This Week

Issue: "Madness in the Methodist," July 25, 1998

Nation in brief

More black ink, more green
Congressional Republicans received 932 billion more reasons last week to provide tax relief to American taxpayers. The Congressional Budget Office boosted its long-term estimate of federal surpluses to $1.55 trillion from its initial estimate four months ago of $63 billion. President Clinton wants any and all surpluses earmarked for the Social Security program. What part of "NO" don't you understand?
California voters spoke clearly and in plain English: Bilingual education in state schools is prohibited. Federal judge Charles Legge said last week he had no legal reason to suspend the voter-approved initiative, rejecting a court challenge from opponents.
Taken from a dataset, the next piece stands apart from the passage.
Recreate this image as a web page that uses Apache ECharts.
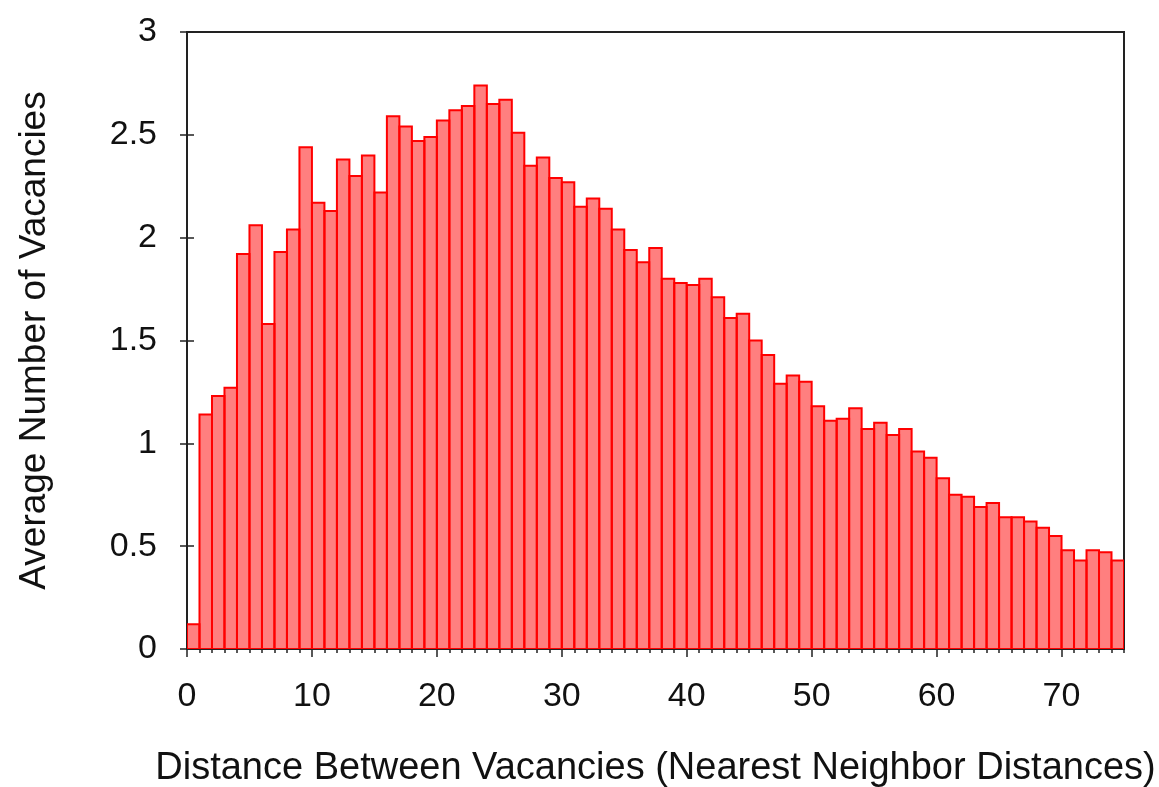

He said the prohibition does not discriminate against minorities or violate federal laws. Is Marv back? Yess!
"I will be taken seriously, you know, in time," said disgraced broadcaster Marv Albert, on the announcement last week that he had been rehired by the Madison Square Garden Network to anchor a nightly TV sports show. Just 10 months ago, it had appeared Mr. Albert's career had collapsed in the wake of his guilty plea to sexual assault charges. NBC fired him from his job telecasting NBA basketball and NFL football games. But his charm offensive following the plea-appearing on late-night comedy talk shows and taking abuse from the likes of David Letterman-appears to have paid off. Mr. Albert will anchor "MSG Sports Desk" and do radio play-by-play on half of the New York Knicks basketball games. Compelling situation
Attorney General Janet Reno last week testily defended before a Senate panel her decision not to appoint an independent counsel to investigate the campaign-finance scandal. Sen. Fred Thompson, who chaired the special committee that looked into the scandal last year, confronted Ms. Reno with new details from FBI director Louis Freeh's confidential memorandum to the attorney general. Mr. Freeh argued that "it is difficult to imagine a more compelling situation for appointing an independent counsel." Republicans complained the Justice Department has indicted only those responsible for making illegal campaign donations-such as DNC deep-pocket Pauline Kanchanalak, indicted last week along with her sister-not those who accepted them.

World in brief

Economic fallout
Japanese Prime Minister Ryutaro Hashimoto resigned after his Liberal Democratic Party underwent a stunning electoral defeat. "Our failure in the election is my fault and responsibility," said Mr. Hashimoto. The political meltdown was directly tied to Japan's financial crisis, as Mr. Hashimoto became the second Asian leader to fall along with the currency. (Indonesian President Suharto resigned over failed economic policies in May.) Party leaders moved quickly to fill the political vacuum in order to avoid further decimation of the Japanese yen on world markets. They expected to fill the post by the end of July, the same week Mr. Hashimoto had been scheduled to meet with President Clinton in Washington. Bail-out mania
The International Monetary Fund completed a long-negotiated $2.1 billion loan package for Russia just in time to announce it would need a bailout of its own. The United States, along with other industrialized nations, is expected to replenish the fund's main financing pool. IMF officials say it has been wiped out-for the first time since 1978-by the Asian financial crisis. The Senate has approved a White House request for $18 billion for the fund, but the House has held up providing the money without limits on family-planning expenditures. President Clinton opposes those stipulations. Flabbergasting
Senate Majority Leader Trent Lott stunned Democrats and the White House with an interim report on the transfer of satellite technology to China and Chinese financing of U.S. elections. In a report based on more than a dozen hearings by four Senate committees, he told senators China has used sensitive technology from U.S. satellite exports to enhance its military capability. He also said that investigators had unearthed "serious and credible charges of direct Chinese financing" of 1996 Democratic campaigns. The evidence, he said, should remove "all resistance" to naming a special prosecutor to look into the charges. White House spokesman Mike McCurry, apparently speaking for the president if not presidentially, dismissed the majority leader's charges as "flabbergasting" and "somewhat amusing." He said they were "not a serious statement by a serious person." Wavering on waivers
The Clinton administration asked Congress to give the executive branch more flexibility to deal with nuclear warriors India and Pakistan. President Clinton was forced under a 1994 law to enact sanctions against the two countries after both tested nuclear weapons in May. Now White House officials say they don't want to end sanctions; they would just like the power to do so. Congress has already joined the wave: The Senate voted, 98-0, to exempt wheat and other agricultural exports from the sanctions because farm-state legislators said those sanctions hurt only American farmers. One-sided peace
Rebels fighting the Muslim-led government of Sudan announced a unilateral cease-fire to allow relief workers to get into areas of southern Sudan where famine is worsening. A spokesman for the rebels said the cease-fire would last three months and would apply to the two worst affected areas, Bahr el-Ghazal province and parts of the Upper Nile region, even though the government had not yet agreed to the plan.